(SHORT TASK)
Each line that follows should be printed again exactly as it stands.

(COLLECTED MATERIAL)

----------

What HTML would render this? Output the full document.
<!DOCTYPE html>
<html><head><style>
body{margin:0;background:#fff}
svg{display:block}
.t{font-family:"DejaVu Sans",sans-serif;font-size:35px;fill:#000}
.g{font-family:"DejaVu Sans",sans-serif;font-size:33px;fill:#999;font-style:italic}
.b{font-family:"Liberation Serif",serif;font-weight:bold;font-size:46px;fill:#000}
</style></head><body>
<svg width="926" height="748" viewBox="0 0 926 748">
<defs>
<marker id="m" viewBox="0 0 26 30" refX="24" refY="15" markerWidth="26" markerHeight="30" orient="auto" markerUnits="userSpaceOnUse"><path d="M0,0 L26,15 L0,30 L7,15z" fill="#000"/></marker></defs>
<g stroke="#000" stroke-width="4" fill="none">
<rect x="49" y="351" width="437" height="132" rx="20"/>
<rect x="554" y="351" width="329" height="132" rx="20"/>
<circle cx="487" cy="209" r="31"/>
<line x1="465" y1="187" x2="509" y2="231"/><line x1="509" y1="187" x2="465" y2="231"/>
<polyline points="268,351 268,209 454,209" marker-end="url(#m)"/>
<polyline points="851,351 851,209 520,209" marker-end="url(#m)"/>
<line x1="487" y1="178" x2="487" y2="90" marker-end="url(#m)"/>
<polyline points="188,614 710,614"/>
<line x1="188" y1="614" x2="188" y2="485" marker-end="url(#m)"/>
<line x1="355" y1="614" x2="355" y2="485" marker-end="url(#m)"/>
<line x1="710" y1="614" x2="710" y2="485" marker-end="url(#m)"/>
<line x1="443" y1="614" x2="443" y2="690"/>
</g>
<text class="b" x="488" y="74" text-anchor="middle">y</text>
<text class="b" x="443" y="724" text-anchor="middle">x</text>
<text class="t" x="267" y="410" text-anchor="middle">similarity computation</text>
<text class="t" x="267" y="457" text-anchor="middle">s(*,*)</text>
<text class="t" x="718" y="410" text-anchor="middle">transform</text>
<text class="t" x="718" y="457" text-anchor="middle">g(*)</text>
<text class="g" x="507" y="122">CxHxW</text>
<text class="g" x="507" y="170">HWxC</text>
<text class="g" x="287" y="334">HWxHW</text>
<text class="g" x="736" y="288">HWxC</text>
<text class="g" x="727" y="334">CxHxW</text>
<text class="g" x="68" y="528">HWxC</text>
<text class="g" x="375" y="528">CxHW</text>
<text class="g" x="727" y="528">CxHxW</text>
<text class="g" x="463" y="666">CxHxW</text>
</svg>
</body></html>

----------

(SOLUTION TO THE PROBLEM)
What HTML would render this? Output the full document.
<!DOCTYPE html>
<html><head><style>
body{margin:0;background:#fff}
svg{display:block}
.t{font-family:"DejaVu Sans",sans-serif;font-size:35px;fill:#000}
.g{font-family:"DejaVu Sans",sans-serif;font-size:33px;fill:#999;font-style:italic}
.b{font-family:"Liberation Serif",serif;font-weight:bold;font-size:46px;fill:#000}
</style></head><body>
<svg width="926" height="748" viewBox="0 0 926 748">
<defs>
<marker id="m" viewBox="0 0 26 30" refX="24" refY="15" markerWidth="26" markerHeight="30" orient="auto" markerUnits="userSpaceOnUse"><path d="M0,0 L26,15 L0,30 L7,15z" fill="#000"/></marker></defs>
<g stroke="#000" stroke-width="4" fill="none">
<rect x="49" y="351" width="437" height="132" rx="20"/>
<rect x="554" y="351" width="329" height="132" rx="20"/>
<circle cx="487" cy="209" r="31"/>
<line x1="465" y1="187" x2="509" y2="231"/><line x1="509" y1="187" x2="465" y2="231"/>
<polyline points="268,351 268,209 454,209" marker-end="url(#m)"/>
<polyline points="851,351 851,209 520,209" marker-end="url(#m)"/>
<line x1="487" y1="178" x2="487" y2="90" marker-end="url(#m)"/>
<polyline points="188,614 710,614"/>
<line x1="188" y1="614" x2="188" y2="485" marker-end="url(#m)"/>
<line x1="355" y1="614" x2="355" y2="485" marker-end="url(#m)"/>
<line x1="710" y1="614" x2="710" y2="485" marker-end="url(#m)"/>
<line x1="443" y1="614" x2="443" y2="690"/>
</g>
<text class="b" x="488" y="74" text-anchor="middle">y</text>
<text class="b" x="443" y="724" text-anchor="middle">x</text>
<text class="t" x="267" y="410" text-anchor="middle">similarity computation</text>
<text class="t" x="267" y="457" text-anchor="middle">s(*,*)</text>
<text class="t" x="718" y="410" text-anchor="middle">transform</text>
<text class="t" x="718" y="457" text-anchor="middle">g(*)</text>
<text class="g" x="507" y="122">CxHxW</text>
<text class="g" x="507" y="170">HWxC</text>
<text class="g" x="287" y="334">HWxHW</text>
<text class="g" x="736" y="288">HWxC</text>
<text class="g" x="727" y="334">CxHxW</text>
<text class="g" x="68" y="528">HWxC</text>
<text class="g" x="375" y="528">CxHW</text>
<text class="g" x="727" y="528">CxHxW</text>
<text class="g" x="463" y="666">CxHxW</text>
</svg>
</body></html>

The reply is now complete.